Первое время отчаяние, потом думаешь: все, ты отсюда больше не выйдешь. Потом чувство такое, что тебе больше нечего терять
– В Ровеньках я заявлений написала не знаю сколько. Меня уже знают везде в Луганской области, потому что я бьюсь во все двери, которые открыты или закрыты, по всем сайтам. В список Рубана он занесен, 90-й был, потом 46-й. Я хожу по всей нашей власти, что находится в Ровеньках, и украинской власти. Замкнутый круг, я ничего не могу сделать. Я, во-первых, не могу понять, за что мое дите там сидит. Нам охранник говорит: "Что вы переживаете? Выздоровеет, поработает, Луганскую область восстановит немножко и пойдет домой". Во-первых, он ее не рушил, эту Луганскую область. А во-вторых, дитя надо в больницу положить, вылечить сначала, а потом восстанавливать Луганскую область. Я в шоке. Конечно, очень страшно, каждый раз думаешь, что сейчас тебя посадят назад в подвал. А я знаю, что там происходит. Знаете, первое время отчаяние, потом думаешь: все, ты отсюда больше не выйдешь. Потом чувство такое, что тебе больше нечего терять. Расстреляют – расстреляют, только чтобы это все кончилось, этот кошмар весь. Я приехала домой, сплю на кровати, встаю ночью и не пойму, где я нахожусь, кто рядом со мной. Кошмар от того, что по тебе ползают вши. Я спрашивала все время: за что меня посадили. "Цепочкой за твоим сыном". – "А за что посадили моего сына?" – "Считай, что у тебя сына нет, ты сейчас уйдешь, мы его поставим живым щитом, мы его расстреляем". Такое каждую минуту. Открывается камера, первый вопрос: "Что вы сделали с моим сыном?" – "Ты много разговариваешь, мы тебя сейчас поставим к стенке и расстреляем". Расстреляют или не расстреляют, запугивание каждый раз. Потом, когда сказали выходить, ну все, думаю, договорилась, меня сейчас расстреляют и все. Оказалось, что выпустили. Женщин там в принципе не били, угрожали все время: если сбежишь... На каждом углу стоит охрана, если ты убежишь, значит побьют всю камеру, а если побьют всю камеру, тебя убьют все равно. Попыток побега не было, потому что все боялись. Даже ярые поклонники ЛНР, когда шли штурмы украинской армии, сидели, богу молились, чтобы пришла украинская армия и нас освободила. Ясно читалось по глазам, что все молчали и ждали, когда это все кончится, когда нас оттуда освободят.

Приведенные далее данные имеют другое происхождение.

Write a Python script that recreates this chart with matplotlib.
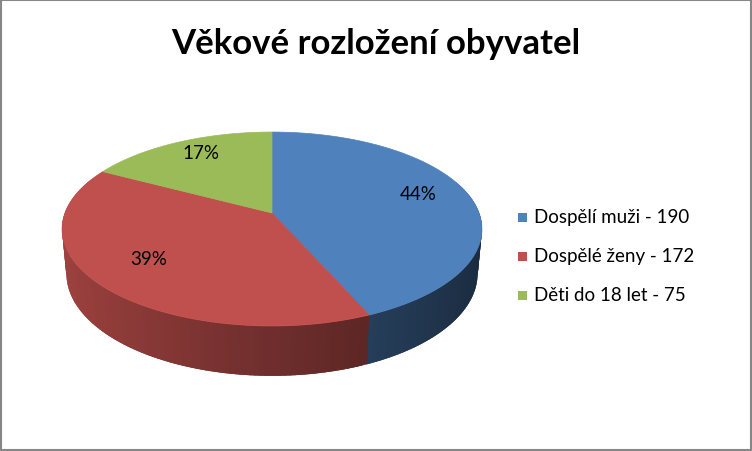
import matplotlib
matplotlib.use("Agg")
import matplotlib.pyplot as plt
import numpy as np
from matplotlib.colors import to_rgb
from matplotlib.patches import Polygon, Rectangle

# data
labels = ["Dospělí muži", "Dospělé ženy", "Děti do 18 let"]
values = [190, 172, 75]
colors = ["#4f81bd", "#c0504d", "#9bbb59"]
title = "Věkové rozložení obyvatel"

plt.rcParams["font.family"] = ["Lato", "DejaVu Sans"]

# 3D view (pixel space)
CX, CY = 272, 214
F, D = 1116.0, 5.39
elev = np.radians(27.1)
ce, se = np.cos(elev), np.sin(elev)
H = 0.244


def proj(t, r=1.0, z=0.0):
    x = r * np.cos(t)
    y = r * np.sin(t)
    depth = D + y * ce - z * se
    return CX + F * x / depth, CY - F * (y * se + z * ce) / depth, depth


fig = plt.figure(figsize=(7.52, 4.52), dpi=100)
ax = fig.add_axes([0, 0, 1, 1])
ax.set_xlim(0, 752)
ax.set_ylim(452, 0)
ax.axis("off")

vals = np.array(values, dtype=float)
frac = vals / vals.sum()
edges = np.pi / 2 - 2 * np.pi * np.concatenate([[0], np.cumsum(frac)])

# percent labels, rounded so they add to 100
raw = frac * 100
pct = np.floor(raw).astype(int)
for k in np.argsort(-(raw - pct))[: 100 - pct.sum()]:
    pct[k] += 1

# side strips (each overlaps the next a little to hide seams)
strips = []
for i in range(len(vals)):
    ts = np.linspace(edges[i], edges[i + 1], 120)
    step = ts[1] - ts[0]
    rgb = np.array(to_rgb(colors[i]))
    for j, (a, b) in enumerate(zip(ts[:-1], ts[1:])):
        m = 0.5 * (a + b)
        if np.sin(m) > 0.35:
            continue
        if j < len(ts) - 2:
            b = b + 1.2 * step
        seg = np.linspace(a, b, 4)
        tx, ty, _ = proj(seg)
        bx, by, _ = proj(seg[::-1], z=-H)
        pts = list(zip(tx, ty)) + list(zip(bx, by))
        shade = 0.58 - 0.25 * np.cos(m)
        _, _, dep = proj(m)
        strips.append((dep, pts, np.clip(rgb * shade, 0, 1)))
for dep, pts, col in sorted(strips, key=lambda s: -s[0]):
    ax.add_patch(Polygon(pts, closed=True, fc=col, ec="none"))

# top faces
for i in range(len(vals)):
    ts = np.linspace(edges[i], edges[i + 1], 200)
    px, py, _ = proj(ts)
    pts = [(CX, CY)] + list(zip(px, py))
    ax.add_patch(Polygon(pts, closed=True, fc=colors[i], ec=colors[i], lw=0.5))
    m = 0.5 * (edges[i] + edges[i + 1])
    lx, ly, _ = proj(m, r=0.74)
    ax.text(lx, ly - 6, f"{pct[i]}%", fontsize=13.5, ha="center", va="center", color="black")

# legend
for i in range(len(vals)):
    y = 218 + 39 * i
    ax.add_patch(Rectangle((518, y - 4.5), 9, 9, fc=colors[i], ec="none"))
    ax.text(534, y, f"{labels[i]} - {values[i]}", fontsize=13.5, ha="left", va="center", color="black")

ax.text(376, 44, title, fontsize=25, fontweight="bold", ha="center", va="center", color="black")

ax.add_patch(Rectangle((0.75, 0.75), 750.5, 450.5, fill=False, ec="#868686", lw=1.5))

fig.savefig("out.png", dpi=100, facecolor="white")
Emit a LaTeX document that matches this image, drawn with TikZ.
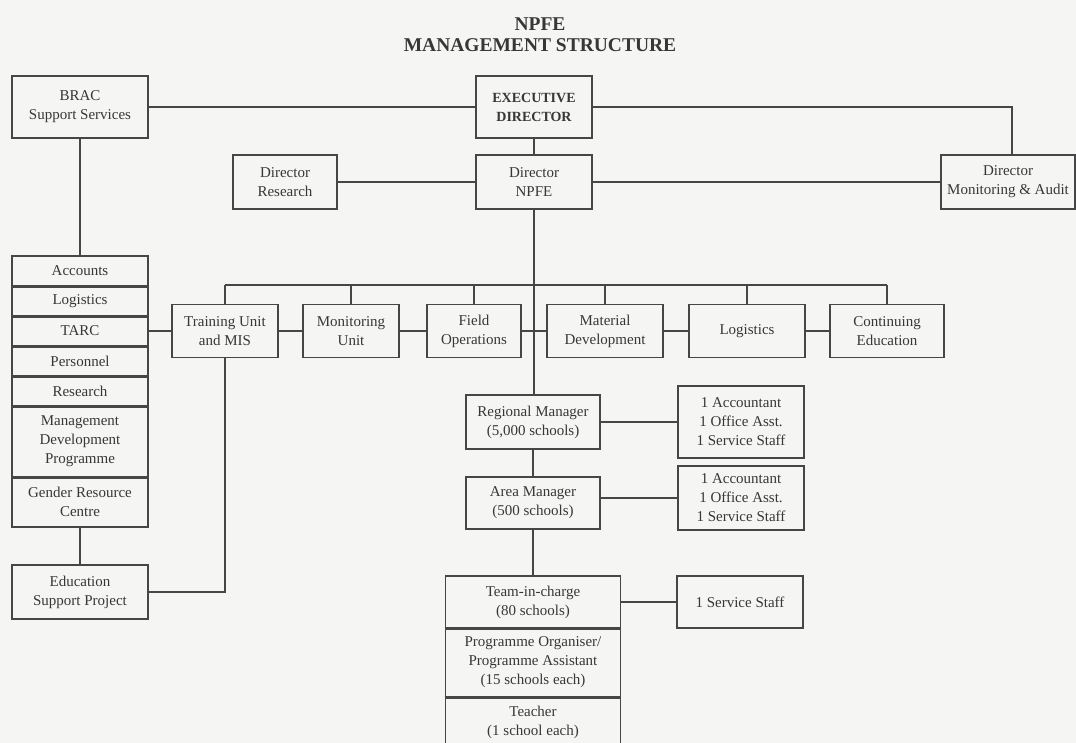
\documentclass[tikz,border=0pt]{standalone}
\usepackage{fontspec}
\setmainfont{Liberation Serif}
\definecolor{paper}{RGB}{245,245,243}
\definecolor{ink}{RGB}{55,55,55}
\definecolor{rule}{RGB}{70,70,70}
\begin{document}
\begin{tikzpicture}[x=1pt,y=-1pt,
  box/.style={draw=rule, line width=1.8pt, inner sep=0pt, align=center,
    text=ink, font=\fontsize{15}{19}\selectfont},
  link/.style={draw=rule, line width=1.8pt},
  sep/.style={draw=rule, line width=3pt},
  titletext/.style={text=ink, align=center, font=\fontsize{19.5}{21}\selectfont\bfseries}]

% page
\fill[paper] (0,0) rectangle (1076,743);
\useasboundingbox (0,0) rectangle (1076,743);

% title
\node[titletext] (title) at (540,35) {NPFE\\MANAGEMENT STRUCTURE};

% top level
\node[box, minimum width=136pt, minimum height=62pt] (brac) at (80,107) {BRAC\\Support Services};
\node[box, minimum width=116pt, minimum height=62pt, font=\fontsize{14}{19}\selectfont\bfseries] (exec) at (534,107) {EXECUTIVE\\DIRECTOR};
\node[box, minimum width=104pt, minimum height=54pt] (dres) at (285,182) {Director\\Research};
\node[box, minimum width=116pt, minimum height=54pt] (dnpfe) at (534,182) {Director\\NPFE};
\node[box, minimum width=134pt, minimum height=54pt] (dmon) at (1008,182) {Director\\Monitoring \& Audit};

% BRAC support stack
\node[box, minimum width=136pt, minimum height=30pt] (acc) at (80,271) {Accounts};
\node[box, minimum width=136pt, minimum height=30pt] (blog) at (80,301) {Logistics};
\node[box, minimum width=136pt, minimum height=30pt] (tarc) at (80,331) {TARC};
\node[box, minimum width=136pt, minimum height=30pt] (pers) at (80,361) {Personnel};
\node[box, minimum width=136pt, minimum height=30pt] (res) at (80,391) {Research};
\node[box, minimum width=136pt, minimum height=71pt] (mdp) at (80,441.5) {Management\\Development\\Programme};
\node[box, minimum width=136pt, minimum height=50pt] (grc) at (80,502) {Gender Resource\\Centre};
\node[box, minimum width=136pt, minimum height=54pt] (esp) at (80,592) {Education\\Support Project};

\foreach \n in {acc,blog,tarc,pers,res,mdp}
  \draw[sep] (\n.south west) -- (\n.south east);

% NPFE units
\node[box, minimum width=106pt, minimum height=53pt] (train) at (225,331) {Training Unit\\and MIS};
\node[box, minimum width=96pt, minimum height=53pt] (mon) at (351,331) {Monitoring\\Unit};
\node[box, minimum width=94pt, minimum height=53pt] (field) at (474,331) {Field\\Operations};
\node[box, minimum width=116pt, minimum height=53pt] (mat) at (605,331) {Material\\Development};
\node[box, minimum width=116pt, minimum height=53pt] (logi) at (747,331) {Logistics};
\node[box, minimum width=114pt, minimum height=53pt] (cont) at (887,331) {Continuing\\Education};

% field hierarchy
\node[box, minimum width=134pt, minimum height=54pt] (rm) at (533,422) {Regional Manager\\(5,000 schools)};
\node[box, minimum width=126pt, minimum height=72pt] (staffa) at (741,422) {1 Accountant\\1 Office Asst.\\1 Service Staff};
\node[box, minimum width=134pt, minimum height=52pt] (am) at (533,503) {Area Manager\\(500 schools)};
\node[box, minimum width=126pt, minimum height=64pt] (staffb) at (741,498) {1 Accountant\\1 Office Asst.\\1 Service Staff};
\node[box, minimum width=175pt, minimum height=52pt] (tic) at (533,602) {Team-in-charge\\(80 schools)};
\node[box, minimum width=175pt, minimum height=69pt] (po) at (533,662.5) {Programme Organiser/\\Programme Assistant\\(15 schools each)};
\node[box, minimum width=175pt, minimum height=51pt] (teach) at (533,722.5) {Teacher\\(1 school each)};
\node[box, minimum width=126pt, minimum height=52pt] (staffc) at (740,602) {1 Service Staff};

\foreach \n in {tic,po}
  \draw[sep] (\n.south west) -- (\n.south east);

% connectors: top level
\draw[link] (brac.east) -- (exec.west);
\draw[link] (exec.east) -| (1012,155) coordinate (dmontop);
\draw[link] (exec.south) -- (dnpfe.north);
\draw[link] (dres.east) -- (dnpfe.west);
\draw[link] (dnpfe.east) -- (dmon.west);
\draw[link] (brac.south) -- (acc.north);
\draw[link] (grc.south) -- (esp.north);
\draw[link] (esp.east) -| (train.south);

% bus to the units
\coordinate (busl) at (225,285);
\coordinate (busr) at (887,285);
\draw[link] (busl) -- (busr);
\foreach \n in {train,mon,field,mat,logi,cont}
  \draw[link] (\n.north) -- (\n.north |- busl);

% side links between neighbouring units
\draw[link] (tarc.east) -- (train.west);
\draw[link] (train.east) -- (mon.west);
\draw[link] (mon.east) -- (field.west);
\draw[link] (field.east) -- (mat.west);
\draw[link] (mat.east) -- (logi.west);
\draw[link] (logi.east) -- (cont.west);

% main trunk down to the schools
\draw[link] (dnpfe.south) -- (rm.north -| dnpfe.south) -- (rm.north);
\draw[link] (rm.south) -- (am.north);
\draw[link] (am.south) -- (tic.north);
\draw[link] (rm.east) -- (staffa.west);
\draw[link] (staffb.west) -- (staffb.west -| am.east);
\draw[link] (tic.east) -- (staffc.west);

\end{tikzpicture}
\end{document}
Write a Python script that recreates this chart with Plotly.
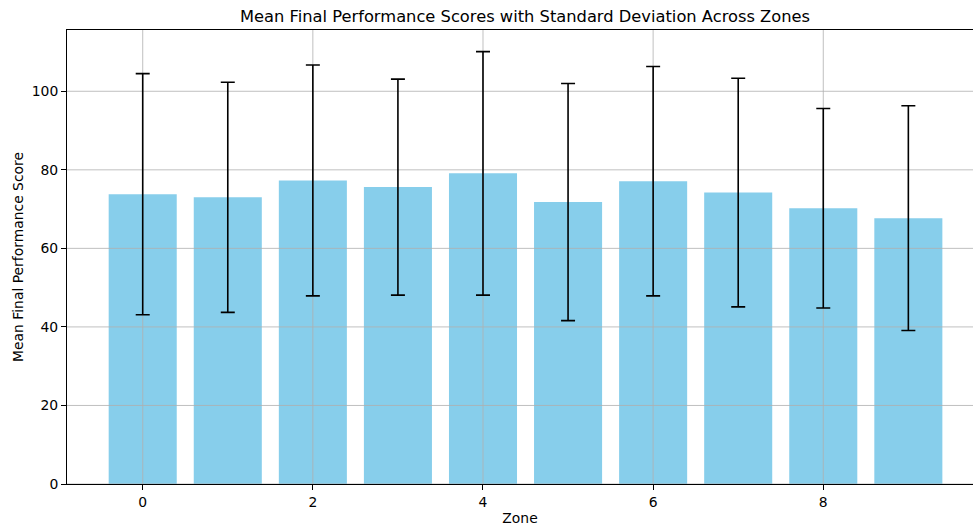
import plotly.graph_objects as go

zones = [0, 1, 2, 3, 4, 5, 6, 7, 8, 9]
mean_scores = [73.8, 73.0, 77.3, 75.6, 79.1, 71.8, 77.1, 74.2, 70.2, 67.7]
std_scores = [30.7, 29.3, 29.4, 27.5, 31.0, 30.2, 29.2, 29.1, 25.4, 28.6]
x_ticks = [0, 2, 4, 6, 8]
y_ticks = [0, 20, 40, 60, 80, 100]

x_range = [-0.89, 9.76]
y_top = max(m + s for m, s in zip(mean_scores, std_scores)) * 1.05
y_range = [0, y_top]

GRID = "#b0b0b0"
FONT = "DejaVu Sans, Liberation Sans, sans-serif"

fig = go.Figure()
fig.add_trace(go.Bar(
    x=zones, y=mean_scores, width=0.8,
    marker=dict(color="#87CEEB", line=dict(width=0)),
    showlegend=False, hoverinfo="skip",
))

# gridlines above bars, below error bars (matplotlib ordering)
gx, gy = [], []
for t in x_ticks:
    gx += [t, t, None]
    gy += [y_range[0], y_range[1], None]
fig.add_trace(go.Scatter(x=gx, y=gy, mode="lines", line=dict(color=GRID, width=0.8),
                         showlegend=False, hoverinfo="skip"))
hx, hy = [], []
for t in y_ticks:
    hx += [x_range[0], x_range[1], None]
    hy += [t, t, None]
fig.add_trace(go.Scatter(x=hx, y=hy, mode="lines", line=dict(color=GRID, width=0.8),
                         showlegend=False, hoverinfo="skip"))

fig.add_trace(go.Scatter(
    x=zones, y=mean_scores, mode="markers",
    marker=dict(size=0.1, color="rgba(0,0,0,0)"),
    error_y=dict(type="data", array=std_scores, visible=True, color="black",
                 thickness=1.6, width=7),
    showlegend=False, hoverinfo="skip",
))

fig.update_layout(
    width=974, height=529,
    margin=dict(l=67, r=1, t=30, b=45, autoexpand=False),
    paper_bgcolor="white", plot_bgcolor="white",
    font=dict(family=FONT, size=13.9, color="black"),
    bargap=0.2,
    title=dict(text="Mean Final Performance Scores with Standard Deviation Across Zones",
               x=525 / 974, xref="container", xanchor="center",
               y=1 - 16 / 529, yref="container", yanchor="middle",
               font=dict(size=16.3, color="black")),
)
fig.update_xaxes(
    automargin=False,
    range=x_range, tickmode="array", tickvals=x_ticks, ticktext=[str(t) for t in x_ticks],
    showgrid=False, zeroline=False, showline=True, linecolor="black", linewidth=1,
    mirror=True, ticks="outside", ticklen=5, tickwidth=1, tickcolor="black",
    title=dict(text="Zone", font=dict(size=13.9), standoff=4),
)
fig.update_yaxes(
    automargin=False,
    range=y_range, tickmode="array", tickvals=y_ticks, ticktext=[str(t) for t in y_ticks],
    showgrid=False, zeroline=False, showline=True, linecolor="black", linewidth=1,
    mirror=False, ticks="outside", ticklen=5, tickwidth=1, tickcolor="black",
    title=dict(text="Mean Final Performance Score", font=dict(size=13.9), standoff=4),
)

fig.write_html(
    "out.html",
    config={"displayModeBar": False},
    post_script="document.body.style.margin='0';document.body.style.overflow='hidden';",
)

– А в Ровеньках были серьезные бои, ваш город разрушен?
– Нет, у нас попала ракета в один дом, а в основном город совершенно не разрушен. На окраинах что-то бухало, может ополченцы тренировались, я не знаю, но боев мы не видели. Боялись все время выстрелов, но боев не было. Зарплаты не дают, пенсии не дают, свет у нас есть, воды у нас нет. Ничего хорошего.
– Виктория, а вы и ваша семья сначала были сторонниками ЛНР или просто равнодушно относились?
– Честно вам скажу, я видела это с самого Крыма, с самого начала, я была против. Но мы не высказывались на людях, не ходили никуда. Тут много таких, просто молчали. Мы были за украинскую власть, думали, что будет все нормально, а оказалось, что...
– Какое у вас сейчас ощущение – ЛНР – это надолго?
– Даже затрудняюсь сказать. У нас уже нет никакой надежды, что это закончится. Вообще никакой.